Frequently Overlooked Career A...

Frequently Overlooked Career Advice

Find a mentor. Network, network, network. Always be closing. Dress for the job you want. We could all make lists of overused career advice that’s been doled out to us. While much of it stays relevant, these days the most valuable skills today are shifting focus to employee development rather than outdated ideas like showing up early and staying late so the boss will notice your tenacity and give you a promotion. Here are three major tips to help you dig deep and do some self-improvement for the sake of yourself as well as your long-term career.

1. Become a Life Long Learner
If you plan to stay in an industry and craft a long-term career, you need to be committed to a lifetime of learning. We all remember the first time we got our foot in the door, and when it worked.  Fresh faces, brand new to the industry, eager to learn. After a few years of seasoning, you may have become bored or feel your career is stagnating. Take charge of your career acceleration; do a bit of online research, take a class, add a new tool to your skillset. In order to keep pushing forward and leveling-up in your career, you must also push your education and always keep your knowledge of your industry growing.


2. Find your voice and own it (mastering communication).
Increasingly we’re relying on email and text message in the workplace, including employer to employee, business to business communications. There are two major reasons for this: it’s more efficient, and there’s a “paper trail.” Being a good communicator is more important than ever. A misunderstanding can get you in trouble with a client. A typo can cause a chain of extra work for an entire department. Be mindful with your words, and always double-check before you hit “send.” We all have that colleague or coworker that we hate getting emails from. Half-finished sentences, scattered thoughts, or just pointless ruminating on nothing. Here are two simple but significant tips for improving your communication in a professional setting.

Articulate yourself clearly. Your words bear power. With digital communication, there’s an actual paper trail of what you’ve said, and how you present yourself in text/on paper. To give yourself the best representation, keep it simple. Be polite, state facts and data in a clear manner. Double-check your spelling and your numbers. Use complete words and complete sentences.
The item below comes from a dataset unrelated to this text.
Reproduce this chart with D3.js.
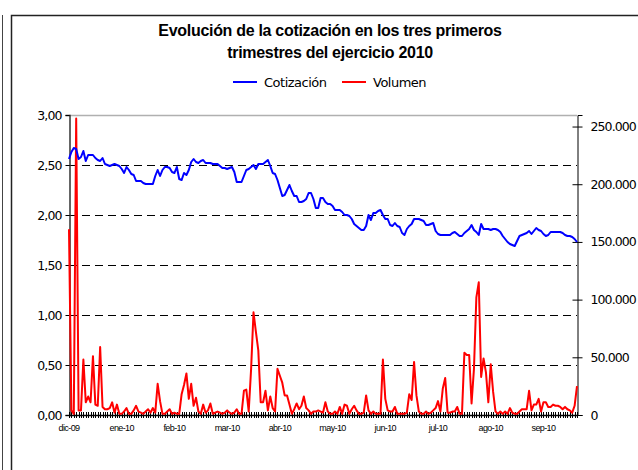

Good communication is a two-way street. Many times we don’t allow our brains to fully process the information we’re receiving before we start formulating a response. Listen and absorb the data. If you’re a person who likes talking or start to feel that you’re not being heard yourself, try to shift your focus to honing your listening skills. Slow down, absorb the data and understand, without thinking of your response immediately.  This goes for text and email communication, too. Slow down, read the email in full and understand what is being said to you before responding.


3. Let go of the ego.
One way to keep yourself in the same spot forever is to have a huge ego. Arrogance, entitled, “not my responsibility” attitudes aren’t the types of personality that thrive in an atmosphere of growth. In instances where you’re right and someone is in the wrong, be polite. Check where you’re feeling a little high and mighty. A go-to for checking the ego is mentally repeating “be humble, be gracious” when you find you’re feeling haughty, resistant to something or feel a task is beneath you.